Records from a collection

● ● ● ●

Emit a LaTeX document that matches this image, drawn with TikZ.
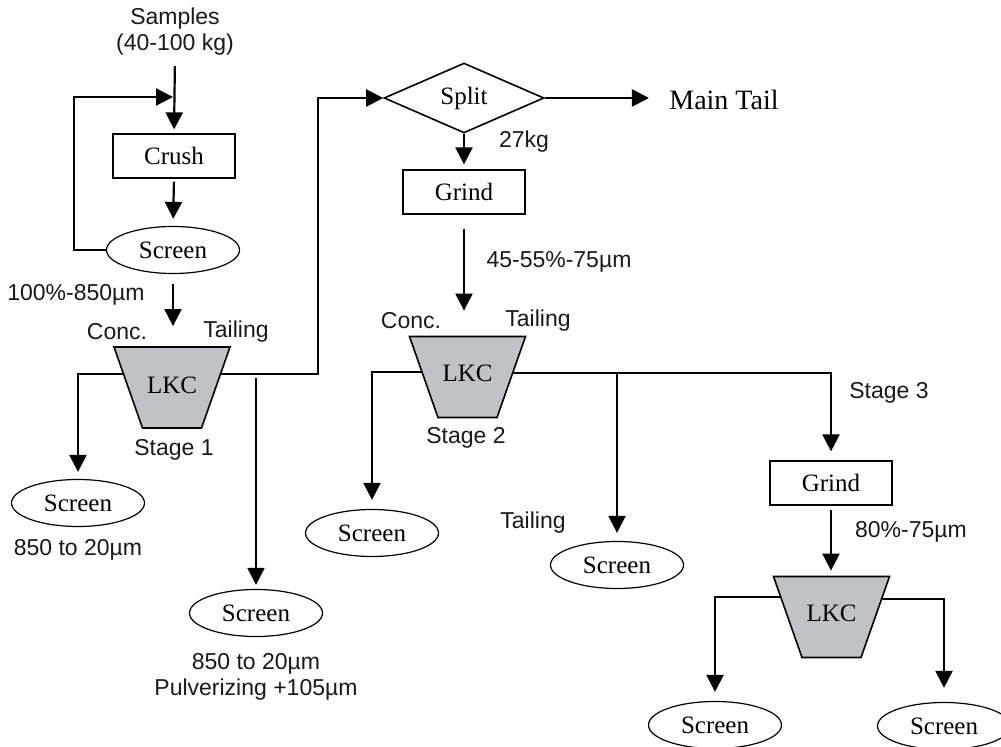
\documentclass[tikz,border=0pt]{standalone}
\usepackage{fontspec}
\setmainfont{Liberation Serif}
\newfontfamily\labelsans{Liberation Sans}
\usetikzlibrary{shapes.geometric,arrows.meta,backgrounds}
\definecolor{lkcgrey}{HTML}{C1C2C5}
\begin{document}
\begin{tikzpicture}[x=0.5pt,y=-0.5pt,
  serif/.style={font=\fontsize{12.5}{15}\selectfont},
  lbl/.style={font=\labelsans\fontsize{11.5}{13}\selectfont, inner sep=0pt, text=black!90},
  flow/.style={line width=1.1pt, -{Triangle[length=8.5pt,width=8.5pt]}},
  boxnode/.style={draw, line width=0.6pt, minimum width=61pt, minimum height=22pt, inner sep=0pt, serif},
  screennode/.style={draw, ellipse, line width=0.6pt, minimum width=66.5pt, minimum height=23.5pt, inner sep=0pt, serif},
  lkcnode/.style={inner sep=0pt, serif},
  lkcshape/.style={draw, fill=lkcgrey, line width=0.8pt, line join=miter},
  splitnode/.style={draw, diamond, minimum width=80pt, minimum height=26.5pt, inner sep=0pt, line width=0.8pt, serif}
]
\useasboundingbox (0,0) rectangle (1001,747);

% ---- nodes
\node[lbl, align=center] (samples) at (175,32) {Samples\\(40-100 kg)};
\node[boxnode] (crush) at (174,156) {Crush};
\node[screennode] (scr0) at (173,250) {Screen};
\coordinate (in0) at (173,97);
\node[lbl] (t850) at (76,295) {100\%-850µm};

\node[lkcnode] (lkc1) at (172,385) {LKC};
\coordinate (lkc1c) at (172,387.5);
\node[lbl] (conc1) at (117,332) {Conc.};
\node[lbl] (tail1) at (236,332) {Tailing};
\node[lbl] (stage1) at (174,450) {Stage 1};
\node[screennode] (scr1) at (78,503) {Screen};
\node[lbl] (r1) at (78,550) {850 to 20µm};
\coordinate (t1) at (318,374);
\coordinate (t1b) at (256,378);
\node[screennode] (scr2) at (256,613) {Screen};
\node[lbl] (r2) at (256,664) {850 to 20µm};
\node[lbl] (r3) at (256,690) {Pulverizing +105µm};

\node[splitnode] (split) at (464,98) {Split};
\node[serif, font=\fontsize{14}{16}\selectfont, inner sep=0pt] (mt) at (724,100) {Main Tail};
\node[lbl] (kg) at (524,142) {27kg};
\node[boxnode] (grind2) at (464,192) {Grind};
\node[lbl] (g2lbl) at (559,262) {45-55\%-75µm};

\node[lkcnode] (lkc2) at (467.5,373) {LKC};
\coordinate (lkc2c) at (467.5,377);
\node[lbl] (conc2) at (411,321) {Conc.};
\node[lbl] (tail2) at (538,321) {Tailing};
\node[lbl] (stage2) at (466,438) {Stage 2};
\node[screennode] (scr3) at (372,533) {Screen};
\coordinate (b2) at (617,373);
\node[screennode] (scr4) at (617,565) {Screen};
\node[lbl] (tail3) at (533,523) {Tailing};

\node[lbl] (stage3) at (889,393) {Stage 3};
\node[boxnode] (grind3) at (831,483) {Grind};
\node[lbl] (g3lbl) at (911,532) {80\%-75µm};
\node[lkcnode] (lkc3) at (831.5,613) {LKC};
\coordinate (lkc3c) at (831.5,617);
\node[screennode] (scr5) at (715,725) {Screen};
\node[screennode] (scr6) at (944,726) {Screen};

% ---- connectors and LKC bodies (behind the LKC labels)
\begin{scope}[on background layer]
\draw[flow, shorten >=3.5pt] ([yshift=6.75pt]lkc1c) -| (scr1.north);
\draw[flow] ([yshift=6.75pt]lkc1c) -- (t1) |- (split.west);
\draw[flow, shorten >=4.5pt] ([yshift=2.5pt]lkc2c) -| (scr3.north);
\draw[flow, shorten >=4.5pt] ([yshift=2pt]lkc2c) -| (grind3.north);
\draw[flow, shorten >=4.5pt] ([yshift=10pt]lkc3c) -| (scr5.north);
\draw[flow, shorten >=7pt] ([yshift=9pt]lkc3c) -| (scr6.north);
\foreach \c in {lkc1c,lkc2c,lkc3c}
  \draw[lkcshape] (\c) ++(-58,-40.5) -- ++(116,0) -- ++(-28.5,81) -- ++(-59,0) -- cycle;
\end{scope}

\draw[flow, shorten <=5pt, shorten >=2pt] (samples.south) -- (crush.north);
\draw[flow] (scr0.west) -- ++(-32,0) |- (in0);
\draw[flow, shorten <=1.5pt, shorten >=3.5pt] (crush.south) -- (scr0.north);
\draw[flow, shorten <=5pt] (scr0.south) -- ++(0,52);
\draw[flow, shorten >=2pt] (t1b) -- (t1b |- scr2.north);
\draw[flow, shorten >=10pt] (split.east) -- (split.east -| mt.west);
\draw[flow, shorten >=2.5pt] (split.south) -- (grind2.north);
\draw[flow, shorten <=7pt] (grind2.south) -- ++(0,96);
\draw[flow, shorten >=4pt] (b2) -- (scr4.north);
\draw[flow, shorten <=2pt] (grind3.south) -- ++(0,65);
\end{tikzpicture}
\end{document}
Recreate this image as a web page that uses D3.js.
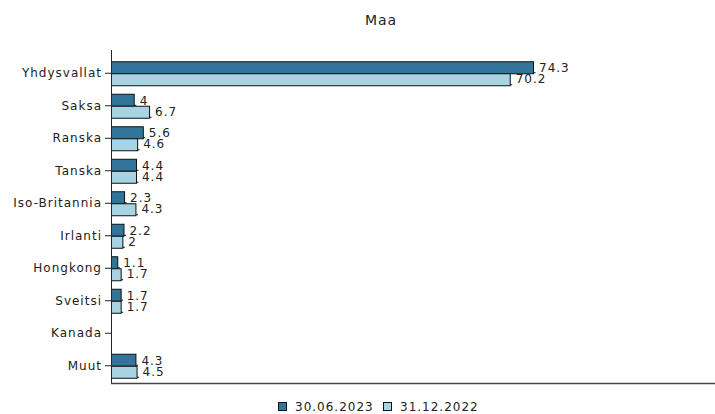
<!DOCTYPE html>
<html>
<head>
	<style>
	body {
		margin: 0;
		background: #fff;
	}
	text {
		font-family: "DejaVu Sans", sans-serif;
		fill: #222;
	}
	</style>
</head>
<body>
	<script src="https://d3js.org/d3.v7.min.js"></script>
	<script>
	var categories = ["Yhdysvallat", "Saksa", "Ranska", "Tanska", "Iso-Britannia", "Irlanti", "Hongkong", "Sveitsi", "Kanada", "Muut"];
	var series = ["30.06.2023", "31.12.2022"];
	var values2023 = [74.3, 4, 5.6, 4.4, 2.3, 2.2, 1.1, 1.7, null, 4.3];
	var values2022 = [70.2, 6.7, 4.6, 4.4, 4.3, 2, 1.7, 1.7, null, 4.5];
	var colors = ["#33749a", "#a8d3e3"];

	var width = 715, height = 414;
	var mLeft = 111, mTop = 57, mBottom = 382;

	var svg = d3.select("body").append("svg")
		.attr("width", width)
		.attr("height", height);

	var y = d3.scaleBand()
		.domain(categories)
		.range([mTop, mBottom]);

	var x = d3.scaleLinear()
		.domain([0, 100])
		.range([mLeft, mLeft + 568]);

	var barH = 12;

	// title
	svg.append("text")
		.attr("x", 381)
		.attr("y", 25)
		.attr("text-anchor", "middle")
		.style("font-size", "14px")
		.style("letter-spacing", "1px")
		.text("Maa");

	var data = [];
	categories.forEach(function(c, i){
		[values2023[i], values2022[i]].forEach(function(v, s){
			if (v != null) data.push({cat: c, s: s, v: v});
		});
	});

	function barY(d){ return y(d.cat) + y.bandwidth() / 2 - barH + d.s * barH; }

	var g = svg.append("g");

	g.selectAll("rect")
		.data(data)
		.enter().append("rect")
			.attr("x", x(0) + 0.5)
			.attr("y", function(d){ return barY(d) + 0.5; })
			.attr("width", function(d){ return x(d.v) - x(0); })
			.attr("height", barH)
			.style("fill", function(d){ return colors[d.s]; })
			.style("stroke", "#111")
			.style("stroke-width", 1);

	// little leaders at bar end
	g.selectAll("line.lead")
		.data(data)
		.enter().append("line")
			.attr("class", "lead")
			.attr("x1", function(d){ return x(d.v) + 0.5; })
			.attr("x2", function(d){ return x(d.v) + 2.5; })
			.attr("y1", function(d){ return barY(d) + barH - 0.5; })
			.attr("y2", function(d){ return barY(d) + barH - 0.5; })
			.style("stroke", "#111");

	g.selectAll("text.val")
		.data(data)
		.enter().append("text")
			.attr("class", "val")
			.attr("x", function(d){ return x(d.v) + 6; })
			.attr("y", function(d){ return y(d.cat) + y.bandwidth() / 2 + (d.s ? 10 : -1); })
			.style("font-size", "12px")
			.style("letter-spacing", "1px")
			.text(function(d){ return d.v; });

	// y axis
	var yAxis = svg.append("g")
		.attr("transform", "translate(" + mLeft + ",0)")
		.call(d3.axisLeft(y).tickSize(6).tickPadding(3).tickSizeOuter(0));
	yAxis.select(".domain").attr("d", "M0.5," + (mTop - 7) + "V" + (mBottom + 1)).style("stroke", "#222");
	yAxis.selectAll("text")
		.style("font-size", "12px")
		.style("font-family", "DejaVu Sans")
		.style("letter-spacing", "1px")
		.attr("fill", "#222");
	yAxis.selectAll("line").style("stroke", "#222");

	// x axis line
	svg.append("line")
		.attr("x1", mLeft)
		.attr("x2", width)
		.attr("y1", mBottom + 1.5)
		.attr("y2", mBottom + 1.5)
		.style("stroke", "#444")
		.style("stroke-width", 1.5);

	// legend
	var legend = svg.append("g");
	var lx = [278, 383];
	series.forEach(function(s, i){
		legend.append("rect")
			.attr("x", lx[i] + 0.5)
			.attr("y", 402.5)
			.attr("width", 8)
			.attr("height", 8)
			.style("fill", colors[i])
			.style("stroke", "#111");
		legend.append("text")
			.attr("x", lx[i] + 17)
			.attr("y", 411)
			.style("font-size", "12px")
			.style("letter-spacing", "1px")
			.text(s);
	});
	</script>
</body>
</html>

● ● ● ●

Nothing but the lines from the one containing "Recreate this image" through the one containing "var mLeft = 111, mTop = 57, mBottom = 382;" should be written out, exactly and with both ends. Pictures are left out.

▶ _Result of this exercise_:
Recreate this image as a web page that uses D3.js.
<!DOCTYPE html>
<html>
<head>
	<style>
	body {
		margin: 0;
		background: #fff;
	}
	text {
		font-family: "DejaVu Sans", sans-serif;
		fill: #222;
	}
	</style>
</head>
<body>
	<script src="https://d3js.org/d3.v7.min.js"></script>
	<script>
	var categories = ["Yhdysvallat", "Saksa", "Ranska", "Tanska", "Iso-Britannia", "Irlanti", "Hongkong", "Sveitsi", "Kanada", "Muut"];
	var series = ["30.06.2023", "31.12.2022"];
	var values2023 = [74.3, 4, 5.6, 4.4, 2.3, 2.2, 1.1, 1.7, null, 4.3];
	var values2022 = [70.2, 6.7, 4.6, 4.4, 4.3, 2, 1.7, 1.7, null, 4.5];
	var colors = ["#33749a", "#a8d3e3"];

	var width = 715, height = 414;
	var mLeft = 111, mTop = 57, mBottom = 382;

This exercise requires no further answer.